In de voorgelegde casus is dit het geval. Gezien de onlosmakelijke band van de verrichte werkzaamheden met het behandelplan, de geringe vergoeding en de verplichte inhouding voor een aantal reserveringen, is aannemelijk dat het behandelplan van de verpleegde de overwegende verklaring vormt voor het verrichten van de activiteiten en niet het behalen van enig voordeel. De werkzaamheden spelen zich - hoewel daaraan een enigszins inkomensverwervend karakter niet kan worden ontzegd - af in de persoonlijke sfeer.

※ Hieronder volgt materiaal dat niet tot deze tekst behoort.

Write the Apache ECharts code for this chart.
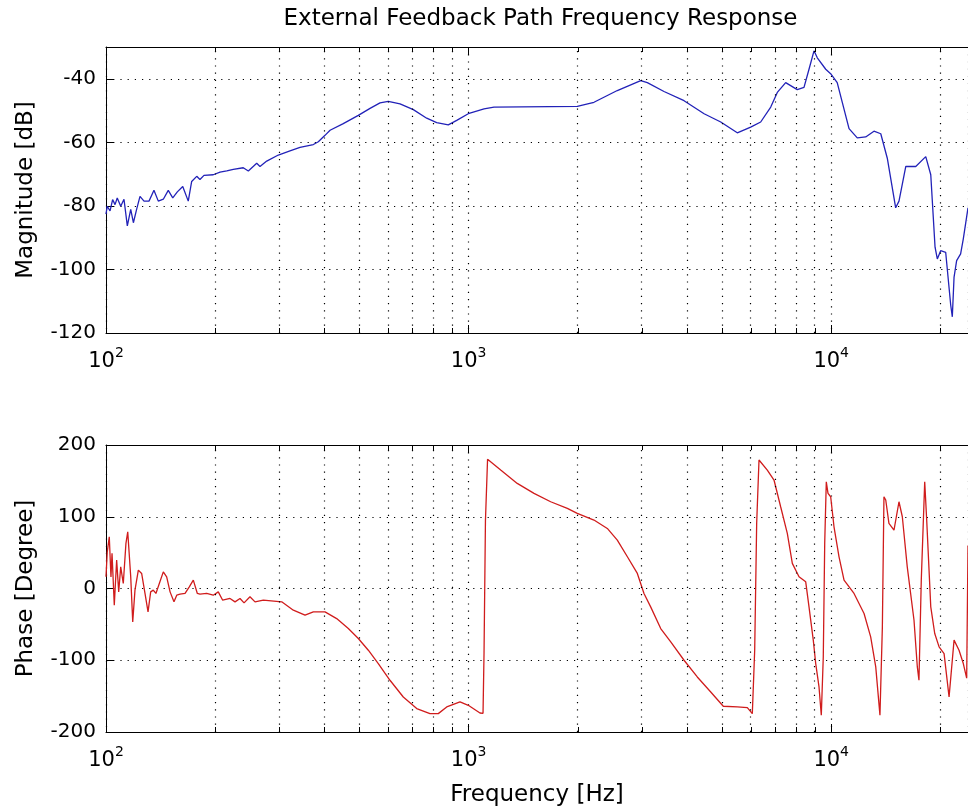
<!DOCTYPE html>
<html><head><meta charset="utf-8">
<script src="https://cdn.jsdelivr.net/npm/echarts@6/dist/echarts.min.js"></script>
<style>html,body{margin:0;padding:0;background:#fff}#c{width:968px;height:812px}</style>
</head><body><div id="c"></div>
<script>
const titleText = 'External Feedback Path Frequency Response';
const xName = 'Frequency [Hz]';
const magName = 'Magnitude [dB]';
const phaseName = 'Phase [Degree]';
const freqMin = 100, freqMax = 23840;
const magMin = -120, magMax = -30, magStep = 20;
const phaseMin = -200, phaseMax = 200, phaseStep = 100;
const minorTicks = [200,300,400,500,600,700,800,900,2000,3000,4000,5000,6000,7000,8000,9000,20000];

const magFreq = [100,100.8,102.6,104.3,105.9,107.4,109.8,112.1,114.5,117.0,119.0,121.5,124.1,127.3,131.4,135.6,139.4,143.9,148.5,152.8,157.3,162.8,168.6,172.3,177.9,181.6,186.3,197.6,206.3,215.3,224.4,239.1,246.9,260.4,265.9,277.5,298.7,321.7,342.8,373.1,385.1,401.8,414.9,451.2,496.4,534.8,569.8,600.5,647.0,704.0,766.4,816.6,879.0,927.3,998,1103,1175,1994,2217,2571,2983,3111,3459,3928,4462,4959,5508,5998,6391,6812,7102,7490,8061,8414,8686,8966,9156,9659,10000,10390,10730,11200,11800,12450,13120,13700,14280,15060,15380,16060,17110,18230,18820,19340,19620,20040,20690,21360,21580,21820,22180,22750,23140,23840];
const magDb = [-82.6,-80.1,-81.6,-78.0,-79.6,-77.5,-80.1,-77.9,-86.3,-81.1,-85.3,-81.0,-77.0,-78.5,-78.5,-75.1,-78.5,-77.9,-75.1,-77.5,-75.6,-73.9,-78.5,-72.3,-70.7,-71.7,-70.4,-70.2,-69.4,-69.0,-68.5,-68.0,-69.0,-66.6,-67.6,-65.9,-64.0,-62.7,-61.6,-60.7,-59.8,-57.8,-56.2,-54.1,-51.5,-49.3,-47.6,-47.1,-47.9,-49.7,-52.4,-53.8,-54.5,-53.1,-51.0,-49.5,-48.9,-48.7,-47.4,-43.7,-40.6,-41.2,-44.0,-46.9,-51.0,-53.6,-57.0,-55.2,-53.6,-48.9,-44.3,-41.2,-43.4,-42.7,-37.0,-31.2,-33.4,-37.0,-38.6,-41.2,-47.4,-55.7,-58.6,-58.3,-56.5,-57.3,-65.0,-80.6,-78.5,-67.6,-67.6,-64.5,-70.2,-93.0,-96.7,-94.1,-94.6,-111.2,-114.9,-102.4,-97.2,-95.1,-90.4,-80.6];

const phaseFreq = [100,100.8,102.1,103.2,103.9,105.4,107.0,108.4,109.8,111.6,113.5,114.8,117.0,118.5,120.2,122.8,125.4,128.1,130.6,132.8,135.0,137.3,140.3,143.9,147.0,150.2,154.0,156.7,160.0,165.2,169.7,174.1,178.6,181.6,189.5,197.6,204.0,209.8,219.8,226.9,234.2,240.3,249.5,257.6,271.6,305.2,328.6,353.9,373.1,401.8,432.7,465.9,496.4,529.0,563.6,607.0,660.5,719.3,782.5,824.9,870.3,946.9,998,1075,1096,1103,1113,1128,1138,1226,1362,1515,1684,1872,1994,2217,2413,2571,2741,2920,3046,3178,3387,3610,3928,4273,4654,5040,5508,5871,6060,6152,6230,6323,6665,6955,7255,7568,7813,8152,8506,8686,8925,9064,9256,9391,9510,9597,9694,9800,9968,10180,10510,10850,11560,12320,12850,13270,13630,13840,13980,14140,14430,14900,15380,15710,16210,16920,17280,17460,17720,18110,18340,18820,19300,19840,20480,21140,21820,22520,23140,23640,23840];
const phaseDeg = [16.3,51.1,72.1,16.0,49.0,-23.2,39.6,-4.7,30.2,7.0,62.9,79.0,16.3,-46.5,-2.3,25.6,21.0,-6.9,-32.6,-4.7,-2.3,-6.9,7.0,23.2,16.3,-4.7,-18.6,-9.3,-7.9,-6.9,2.3,11.6,-6.9,-7.9,-6.9,-9.3,-4.7,-16.3,-13.9,-18.6,-13.9,-20.0,-11.6,-18.6,-16.3,-18.6,-30.2,-37.2,-32.6,-32.6,-41.9,-55.8,-69.7,-86.0,-104.6,-127.9,-151.2,-167.4,-174.4,-174.4,-165.1,-158.1,-162.8,-173.5,-174.0,-90.0,95.0,180.0,178.0,165.1,146.5,132.6,120.9,111.6,104.7,95.4,83.7,67.5,44.2,21.0,-6.9,-25.6,-55.8,-74.4,-100.0,-123.3,-144.2,-164.1,-165.1,-166.0,-174.4,-86.0,90.7,179.1,165.1,151.2,113.9,76.8,35.0,16.3,9.3,-25.6,-72.0,-104.6,-137.2,-176.7,-95.4,62.9,148.8,132.6,127.9,86.0,44.2,11.6,-6.9,-34.8,-67.4,-109.3,-176.7,-53.5,127.9,123.3,90.7,81.4,120.9,100.0,30.2,-44.2,-109.3,-127.9,11.6,148.8,95.4,-25.6,-62.7,-81.4,-90.7,-151.2,-72.0,-86.0,-104.6,-125.0,60.0];

const FONT = 'DejaVu Sans';
const gridDot = {color:'#000', width:1.2, type:[1.2,6]};

function fmtPow(v){
  const l = Math.log10(v), e = Math.round(l);
  if (Math.abs(l - e) > 1e-6) return '';
  return '{b|10}{s|' + e + '}';
}
const powRich = {
  b:{fontFamily:FONT, fontSize:21, color:'#000', lineHeight:32},
  s:{fontFamily:FONT, fontSize:14, color:'#000', lineHeight:14, verticalAlign:'top'}
};

function bottomX(g, withName){
  const ax = {
    type:'log', logBase:10, gridIndex:g, min:freqMin, max:freqMax, position:'bottom',
    axisLine:{show:true, onZero:false, lineStyle:{color:'#000', width:1}},
    axisTick:{show:true, inside:true, length:8, lineStyle:{color:'#000', width:1}},
    axisLabel:{margin:13, formatter:fmtPow, rich:powRich, showMinLabel:true, showMaxLabel:true},
    splitLine:{show:true, lineStyle:gridDot}
  };
  if (withName){
    ax.name = xName; ax.nameLocation = 'middle'; ax.nameGap = 52;
    ax.nameTextStyle = {fontFamily:FONT, fontSize:23, color:'#000'};
  }
  return ax;
}
function topX(g){
  return {
    type:'log', logBase:10, gridIndex:g, min:freqMin, max:freqMax, position:'top',
    axisLine:{show:true, onZero:false, lineStyle:{color:'#000', width:1}},
    axisTick:{show:true, inside:true, length:8, lineStyle:{color:'#000', width:1}},
    axisLabel:{show:false}, splitLine:{show:false}
  };
}
function leftY(g, min, max, step, name){
  return {
    type:'value', gridIndex:g, min:min, max:max, interval:step, position:'left',
    axisLine:{show:true, onZero:false, lineStyle:{color:'#000', width:1}},
    axisTick:{show:true, inside:true, length:8, lineStyle:{color:'#000', width:1}},
    axisLabel:{margin:10, fontFamily:FONT, fontSize:20, color:'#000', showMaxLabel: (max % step === 0)},
    splitLine:{show:true, lineStyle:gridDot},
    name:name, nameLocation:'middle', nameGap:68, nameRotate:90,
    nameTextStyle:{fontFamily:FONT, fontSize:23, color:'#000'}
  };
}
function minorTickSeries(xi, yi, yLo, yHi){
  return {
    type:'custom', xAxisIndex:xi, yAxisIndex:yi, silent:true, clip:false, z:5,
    data: minorTicks.map(v => [v, yLo]),
    renderItem:function(params, api){
      const x = api.value(0);
      const b = api.coord([x, yLo]), t = api.coord([x, yHi]);
      const px = Math.round(b[0]) + 0.5;
      const st = {stroke:'#000', lineWidth:1};
      return {type:'group', children:[
        {type:'line', shape:{x1:px, y1:b[1], x2:px, y2:b[1]-5}, style:st},
        {type:'line', shape:{x1:px, y1:t[1], x2:px, y2:t[1]+5}, style:st}
      ]};
    }
  };
}
function minorGrid(){
  return {silent:true, symbol:['none','none'], label:{show:false}, lineStyle:gridDot,
    emphasis:{disabled:true}, animation:false,
    data: minorTicks.map(v => ({xAxis:v}))};
}

const chart = echarts.init(document.getElementById('c'), null, {renderer:'canvas'});
chart.setOption({
  animation:false,
  backgroundColor:'#fff',
  title:{text:titleText, left:535.5, top:3, textAlign:'center',
    textStyle:{fontFamily:FONT, fontSize:23, fontWeight:'normal', color:'#000'}},
  grid:[
    {left:106, top:47, right:0, height:286, outerBoundsMode:'none'},
    {left:106, top:445, right:0, height:287, outerBoundsMode:'none'}
  ],
  xAxis:[bottomX(0,false), bottomX(1,true), topX(0), topX(1)],
  yAxis:[leftY(0, magMin, magMax, magStep, magName), leftY(1, phaseMin, phaseMax, phaseStep, phaseName)],
  series:[
    {type:'line', xAxisIndex:0, yAxisIndex:0, data: magFreq.map((f,i)=>[f, magDb[i]]),
      showSymbol:false, symbol:'none', lineStyle:{color:'#2222b8', width:1.3}, z:3,
      markLine: minorGrid()},
    {type:'line', xAxisIndex:1, yAxisIndex:1, data: phaseFreq.map((f,i)=>[f, phaseDeg[i]]),
      showSymbol:false, symbol:'none', lineStyle:{color:'#d01c1c', width:1.3}, z:3,
      markLine: minorGrid()},
    minorTickSeries(0, 0, magMin, magMax),
    minorTickSeries(1, 1, phaseMin, phaseMax)
  ]
});
</script></body></html>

Verband tussen de verrichte arbeid en de voordelen
Onder het vorige kopje komt de Belastingdienst in dit specifieke geval al tot het oordeel dat geen sprake is van een bron van inkomen. Er is echter nog een reden waarom er in dit geval geen sprake is van de bron belastbaar resultaat uit overige werkzaamheden. Er is namelijk onvoldoende verband tussen de verrichte werkzaamheden en de behaalde voordelen. De hoogte van de beloning hangt niet alleen af van het aantal gewerkte uren, maar ook van de indicatie van de betreffende patiënt. Dit volgt uit de huisregels van de kliniek. Daarin is geregeld dat als een patiënt op grond van zijn indicatie niet in staat is om de norm van het aantal blokken (uren) te halen, er alsnog een compensatie volgt, en wel in de vorm van 70% van het bedrag. Dit betekent dat ook een beloning wordt ontvangen indien de verpleegde gelet op zijn of haar indicatie niet in staat is om werkzaamheden te verrichten. Hieruit volgt dat in dit geval geen voldoende verband valt vast te stellen tussen de werkzaamheden en de ontvangen beloning.
Conclusie
Er is geen sprake van een bron van inkomen. De werkzaamheden vinden plaats in het kader van het behandelplan. Hoewel sprake is van een voordeel in het economische verkeer, spelen de werkzaamheden zich in dit specifieke geval af in de persoonlijke sfeer. Bovendien is er onvoldoende verband tussen de verrichte arbeid en de daarmee behaalde voordelen.